The word conflict comes from the Latin conflictus, past participle of confligere ("to strike together”), from con- ‘together’ + fligere ‘to strike’. For me, the key word here is “to strike” - because striking produces energy and depending on how you channel that energy, it can have damaging effects or it can be harnessed to create, to transform, to innovate. Like a matchstick, conflict can illuminate or it can burn everything in its way, if not skillfully managed.

In a setting like the workplace, where people from all walks of life with all sorts of needs and values and ideas of how things should be done come together, the “striking” is inevitable.

The outcome, what happens with the energy that is generated, on the other hand, is entirely dependent on how we respond.

In this interpretation, conflict becomes not only something to live with, but something of value. Instead of hiding from conflict, I suggest we address it head on.

Instead of allowing it to control us, to consume us, I suggest we take back our power and use all the tools at our disposal (empathy, communication, working on perceptions and emotional responses etc.) to turn it on its head.

Instead of fear and stress, I suggest courage and curiosity.

Let’s assume we have two team leaders, one from Operations, one from Finance. One is male, the other is female. One Austrian, the other French. One a Gen Z, the other a Gen X. One with a sensing/perceiving personality, the other intuitive/introvert. They’re in a conflict. The actual reason of their conflict?
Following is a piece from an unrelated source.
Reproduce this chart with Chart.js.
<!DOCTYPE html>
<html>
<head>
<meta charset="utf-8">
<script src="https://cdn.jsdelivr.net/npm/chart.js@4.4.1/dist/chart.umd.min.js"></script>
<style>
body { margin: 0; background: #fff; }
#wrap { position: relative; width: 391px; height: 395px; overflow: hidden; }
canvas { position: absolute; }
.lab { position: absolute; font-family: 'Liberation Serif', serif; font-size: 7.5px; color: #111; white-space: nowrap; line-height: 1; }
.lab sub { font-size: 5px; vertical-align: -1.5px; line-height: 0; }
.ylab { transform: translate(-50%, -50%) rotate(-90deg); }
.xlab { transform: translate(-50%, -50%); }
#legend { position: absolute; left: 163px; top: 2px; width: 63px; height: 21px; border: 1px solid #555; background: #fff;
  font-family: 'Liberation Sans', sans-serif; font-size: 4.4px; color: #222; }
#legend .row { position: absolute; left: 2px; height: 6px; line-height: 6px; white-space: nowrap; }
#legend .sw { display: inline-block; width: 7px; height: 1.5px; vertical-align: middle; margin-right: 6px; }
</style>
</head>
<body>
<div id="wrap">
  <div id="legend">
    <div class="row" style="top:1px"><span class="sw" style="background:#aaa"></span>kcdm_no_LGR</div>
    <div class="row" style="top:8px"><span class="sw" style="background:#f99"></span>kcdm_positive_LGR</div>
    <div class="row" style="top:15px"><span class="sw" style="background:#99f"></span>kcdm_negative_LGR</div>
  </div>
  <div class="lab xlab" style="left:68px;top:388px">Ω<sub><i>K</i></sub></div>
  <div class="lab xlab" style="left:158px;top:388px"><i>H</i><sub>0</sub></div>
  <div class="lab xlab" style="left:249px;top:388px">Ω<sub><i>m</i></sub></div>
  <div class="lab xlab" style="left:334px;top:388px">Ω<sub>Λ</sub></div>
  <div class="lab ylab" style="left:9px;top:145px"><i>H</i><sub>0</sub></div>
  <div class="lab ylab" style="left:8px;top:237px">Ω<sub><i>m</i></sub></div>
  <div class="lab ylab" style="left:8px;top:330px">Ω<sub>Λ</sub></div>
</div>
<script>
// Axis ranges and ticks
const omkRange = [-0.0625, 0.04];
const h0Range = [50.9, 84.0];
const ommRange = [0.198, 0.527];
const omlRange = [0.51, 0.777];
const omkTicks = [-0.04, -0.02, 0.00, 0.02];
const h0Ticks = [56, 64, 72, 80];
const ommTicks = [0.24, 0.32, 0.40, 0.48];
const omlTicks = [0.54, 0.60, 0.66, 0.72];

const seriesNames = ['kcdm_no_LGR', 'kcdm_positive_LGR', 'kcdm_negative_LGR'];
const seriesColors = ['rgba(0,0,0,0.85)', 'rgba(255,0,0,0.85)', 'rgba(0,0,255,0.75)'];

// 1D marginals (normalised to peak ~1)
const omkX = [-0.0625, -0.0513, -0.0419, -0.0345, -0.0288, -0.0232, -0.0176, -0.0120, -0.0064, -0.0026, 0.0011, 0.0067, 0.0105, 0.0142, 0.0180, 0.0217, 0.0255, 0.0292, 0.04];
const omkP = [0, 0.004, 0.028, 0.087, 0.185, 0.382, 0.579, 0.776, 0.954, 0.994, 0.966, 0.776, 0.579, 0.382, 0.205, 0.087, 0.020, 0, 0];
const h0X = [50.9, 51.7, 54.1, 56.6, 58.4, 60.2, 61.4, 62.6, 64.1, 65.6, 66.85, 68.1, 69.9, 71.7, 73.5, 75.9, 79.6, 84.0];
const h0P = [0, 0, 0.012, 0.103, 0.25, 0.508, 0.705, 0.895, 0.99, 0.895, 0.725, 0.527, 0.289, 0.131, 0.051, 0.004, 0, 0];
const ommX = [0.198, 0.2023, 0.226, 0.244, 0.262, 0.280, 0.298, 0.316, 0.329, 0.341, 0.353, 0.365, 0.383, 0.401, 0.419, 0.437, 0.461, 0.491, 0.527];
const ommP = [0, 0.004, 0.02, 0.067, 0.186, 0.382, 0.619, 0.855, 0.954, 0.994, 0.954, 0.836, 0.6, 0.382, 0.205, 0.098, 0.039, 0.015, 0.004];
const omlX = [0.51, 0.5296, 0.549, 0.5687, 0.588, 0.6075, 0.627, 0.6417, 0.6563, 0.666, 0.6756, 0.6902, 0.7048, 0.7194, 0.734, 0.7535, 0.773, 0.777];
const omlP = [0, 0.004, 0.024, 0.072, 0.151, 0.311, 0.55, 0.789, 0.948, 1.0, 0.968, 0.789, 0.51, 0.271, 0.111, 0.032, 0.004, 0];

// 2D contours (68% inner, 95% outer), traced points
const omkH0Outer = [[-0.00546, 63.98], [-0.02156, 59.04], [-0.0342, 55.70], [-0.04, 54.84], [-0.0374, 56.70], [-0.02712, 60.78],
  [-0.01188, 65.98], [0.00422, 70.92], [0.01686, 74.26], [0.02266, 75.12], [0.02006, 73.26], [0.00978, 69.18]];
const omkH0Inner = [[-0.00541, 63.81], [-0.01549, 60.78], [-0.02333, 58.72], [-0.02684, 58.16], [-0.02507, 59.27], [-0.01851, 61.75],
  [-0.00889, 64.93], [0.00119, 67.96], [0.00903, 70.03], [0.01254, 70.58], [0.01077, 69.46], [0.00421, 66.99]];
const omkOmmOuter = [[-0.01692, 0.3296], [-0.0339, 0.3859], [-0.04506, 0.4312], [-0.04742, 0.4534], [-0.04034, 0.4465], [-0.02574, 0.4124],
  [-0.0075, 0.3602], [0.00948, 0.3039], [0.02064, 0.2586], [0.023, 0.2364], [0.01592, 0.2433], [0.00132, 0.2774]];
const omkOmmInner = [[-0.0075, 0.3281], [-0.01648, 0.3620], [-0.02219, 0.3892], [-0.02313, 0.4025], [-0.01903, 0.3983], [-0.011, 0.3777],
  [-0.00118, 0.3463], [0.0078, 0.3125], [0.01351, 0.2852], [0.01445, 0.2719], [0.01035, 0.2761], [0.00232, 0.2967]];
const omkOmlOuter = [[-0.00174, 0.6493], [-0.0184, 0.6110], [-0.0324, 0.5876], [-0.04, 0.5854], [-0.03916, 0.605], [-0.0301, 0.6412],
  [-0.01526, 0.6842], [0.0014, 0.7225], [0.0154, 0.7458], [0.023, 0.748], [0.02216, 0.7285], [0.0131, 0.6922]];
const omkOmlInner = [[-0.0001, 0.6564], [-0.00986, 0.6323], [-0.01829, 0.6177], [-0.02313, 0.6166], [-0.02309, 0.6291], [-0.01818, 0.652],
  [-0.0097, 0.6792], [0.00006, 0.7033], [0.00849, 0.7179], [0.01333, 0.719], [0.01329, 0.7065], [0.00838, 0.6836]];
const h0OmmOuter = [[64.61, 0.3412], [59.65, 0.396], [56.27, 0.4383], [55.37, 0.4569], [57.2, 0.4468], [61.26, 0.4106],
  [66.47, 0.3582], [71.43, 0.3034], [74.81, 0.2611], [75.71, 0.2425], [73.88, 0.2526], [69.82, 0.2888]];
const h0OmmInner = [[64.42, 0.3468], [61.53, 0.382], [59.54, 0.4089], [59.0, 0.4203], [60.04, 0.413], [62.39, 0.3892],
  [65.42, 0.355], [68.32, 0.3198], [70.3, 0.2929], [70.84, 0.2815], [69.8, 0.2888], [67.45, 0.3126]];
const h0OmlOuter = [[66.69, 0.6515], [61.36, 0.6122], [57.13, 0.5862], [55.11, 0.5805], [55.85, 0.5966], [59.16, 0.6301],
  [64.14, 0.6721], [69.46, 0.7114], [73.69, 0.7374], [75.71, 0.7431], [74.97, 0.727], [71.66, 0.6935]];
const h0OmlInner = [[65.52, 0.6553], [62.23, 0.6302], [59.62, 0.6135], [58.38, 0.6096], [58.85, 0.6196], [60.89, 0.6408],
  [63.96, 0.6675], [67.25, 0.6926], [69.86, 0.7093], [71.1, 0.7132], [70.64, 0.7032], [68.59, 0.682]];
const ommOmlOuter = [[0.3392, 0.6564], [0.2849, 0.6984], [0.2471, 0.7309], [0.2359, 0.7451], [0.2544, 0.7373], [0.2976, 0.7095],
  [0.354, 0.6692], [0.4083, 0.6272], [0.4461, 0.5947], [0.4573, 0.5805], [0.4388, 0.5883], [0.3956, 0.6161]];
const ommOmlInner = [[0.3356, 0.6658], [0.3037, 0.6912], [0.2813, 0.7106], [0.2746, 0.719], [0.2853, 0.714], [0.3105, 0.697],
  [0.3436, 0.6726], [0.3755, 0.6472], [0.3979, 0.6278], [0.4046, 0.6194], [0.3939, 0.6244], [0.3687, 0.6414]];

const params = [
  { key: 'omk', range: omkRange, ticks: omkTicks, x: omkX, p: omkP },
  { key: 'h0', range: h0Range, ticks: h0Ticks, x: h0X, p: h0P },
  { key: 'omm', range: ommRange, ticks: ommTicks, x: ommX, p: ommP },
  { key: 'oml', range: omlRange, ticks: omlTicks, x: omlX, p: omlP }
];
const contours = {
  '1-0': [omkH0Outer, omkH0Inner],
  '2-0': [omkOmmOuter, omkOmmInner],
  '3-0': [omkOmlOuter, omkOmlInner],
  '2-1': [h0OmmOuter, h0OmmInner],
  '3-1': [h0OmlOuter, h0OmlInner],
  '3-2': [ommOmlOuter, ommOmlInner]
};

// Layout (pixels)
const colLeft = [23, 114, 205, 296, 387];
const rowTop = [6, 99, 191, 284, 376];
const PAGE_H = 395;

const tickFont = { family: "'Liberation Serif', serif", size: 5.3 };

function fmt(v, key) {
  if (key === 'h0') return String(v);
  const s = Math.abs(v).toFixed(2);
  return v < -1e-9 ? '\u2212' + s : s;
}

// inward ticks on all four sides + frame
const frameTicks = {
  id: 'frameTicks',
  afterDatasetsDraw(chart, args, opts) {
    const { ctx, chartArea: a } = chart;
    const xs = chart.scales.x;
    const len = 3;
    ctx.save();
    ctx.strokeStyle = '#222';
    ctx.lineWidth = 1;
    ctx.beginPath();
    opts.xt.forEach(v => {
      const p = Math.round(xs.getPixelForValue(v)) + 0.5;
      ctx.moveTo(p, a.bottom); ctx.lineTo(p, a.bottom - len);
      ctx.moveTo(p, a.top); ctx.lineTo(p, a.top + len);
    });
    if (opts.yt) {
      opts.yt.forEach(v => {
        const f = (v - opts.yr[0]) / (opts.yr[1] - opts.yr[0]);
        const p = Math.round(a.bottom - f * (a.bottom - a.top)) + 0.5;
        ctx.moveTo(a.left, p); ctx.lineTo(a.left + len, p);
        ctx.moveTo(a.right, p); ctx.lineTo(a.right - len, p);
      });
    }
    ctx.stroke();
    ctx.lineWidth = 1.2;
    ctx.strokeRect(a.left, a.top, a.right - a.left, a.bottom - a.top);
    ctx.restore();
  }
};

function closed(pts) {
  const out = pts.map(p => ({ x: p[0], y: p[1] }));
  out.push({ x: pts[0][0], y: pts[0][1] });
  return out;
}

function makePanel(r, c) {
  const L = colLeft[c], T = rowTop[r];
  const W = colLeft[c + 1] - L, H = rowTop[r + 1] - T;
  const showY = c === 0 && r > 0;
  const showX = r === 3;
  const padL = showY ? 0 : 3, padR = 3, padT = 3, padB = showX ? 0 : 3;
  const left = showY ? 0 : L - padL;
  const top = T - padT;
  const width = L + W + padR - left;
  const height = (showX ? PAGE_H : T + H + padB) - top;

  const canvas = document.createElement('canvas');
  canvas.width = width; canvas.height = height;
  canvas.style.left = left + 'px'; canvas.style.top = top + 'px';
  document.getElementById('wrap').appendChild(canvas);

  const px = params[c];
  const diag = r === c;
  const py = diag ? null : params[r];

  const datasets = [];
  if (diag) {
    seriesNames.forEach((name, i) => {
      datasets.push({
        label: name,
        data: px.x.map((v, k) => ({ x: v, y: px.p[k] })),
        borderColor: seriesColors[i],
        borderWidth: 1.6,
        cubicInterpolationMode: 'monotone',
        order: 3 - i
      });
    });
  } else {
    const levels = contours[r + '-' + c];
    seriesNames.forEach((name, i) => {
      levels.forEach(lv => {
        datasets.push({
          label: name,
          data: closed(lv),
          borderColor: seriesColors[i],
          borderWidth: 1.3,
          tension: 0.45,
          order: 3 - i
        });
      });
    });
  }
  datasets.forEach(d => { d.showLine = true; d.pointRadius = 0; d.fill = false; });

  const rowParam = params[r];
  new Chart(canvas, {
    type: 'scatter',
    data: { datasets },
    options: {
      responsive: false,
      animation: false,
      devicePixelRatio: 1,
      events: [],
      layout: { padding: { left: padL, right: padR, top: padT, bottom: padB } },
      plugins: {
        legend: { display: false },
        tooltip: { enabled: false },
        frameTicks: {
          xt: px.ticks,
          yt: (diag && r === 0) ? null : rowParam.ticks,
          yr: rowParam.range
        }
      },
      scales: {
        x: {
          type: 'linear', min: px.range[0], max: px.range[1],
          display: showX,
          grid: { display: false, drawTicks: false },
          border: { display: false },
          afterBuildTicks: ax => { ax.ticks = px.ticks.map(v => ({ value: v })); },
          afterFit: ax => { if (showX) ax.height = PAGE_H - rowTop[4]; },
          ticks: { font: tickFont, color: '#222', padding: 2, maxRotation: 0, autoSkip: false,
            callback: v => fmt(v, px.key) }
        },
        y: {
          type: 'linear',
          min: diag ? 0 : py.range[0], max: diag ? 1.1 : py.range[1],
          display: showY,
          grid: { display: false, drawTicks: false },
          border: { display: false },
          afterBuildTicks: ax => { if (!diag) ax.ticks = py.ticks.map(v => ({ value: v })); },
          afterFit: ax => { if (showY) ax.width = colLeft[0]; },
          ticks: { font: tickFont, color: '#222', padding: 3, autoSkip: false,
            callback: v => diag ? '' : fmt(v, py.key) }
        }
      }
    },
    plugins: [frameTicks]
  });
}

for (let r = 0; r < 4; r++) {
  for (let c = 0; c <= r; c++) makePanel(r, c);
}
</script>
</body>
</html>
Your guess is as good as mine at this stage. While reading this, you might have already made some assumptions about the possible cause of their clashing, but the reality is that every conflict is unique, dynamic, influenced by several internal and external factors. Assumptions and generalisations have no room here. 

The end game, for me, is to bring humans and their unique, beautiful, and complex personalities back to the heart of organisations. 

To skillfully work with conflict and in conflict, what we need to do is understand people, their motivation, their needs and aspirations, and how they interact with each other and their environments in a way that causes discomfort and, further down the road, destructive conflict. What is it in these interactions that triggers them? How can we change this? What is in the environment they operate in that is hindering these interactions? How can we bring in more psychological safety in the workplace so that people feel seen, heard, and safe to be their authentic selves without fear of retaliation? These and plenty more other questions are at the heart of any genuine attempt of transforming relationships and workplaces in a way that we can harness the creative power of conflict and make sure that employees are happier, more engaged and, ultimately, better assets for the organisations they work with. 

Like in the case of healthcare, where the goal is to build non-variant specific immunity, the aim for me is to help develop non-situation specific skills. I work towards ensuring that each conflict solved is not replaced with another or that a conflict that was apparently addressed continues to reemerge. For this reason, I’m a big advocate of people learning essential conflict management skills and ensuring psychological safety for constructive, healthy conflict. In this scenario, a third party would only ever need to step in for conflict transformation work when, despite all efforts, the conflict has turned destructive.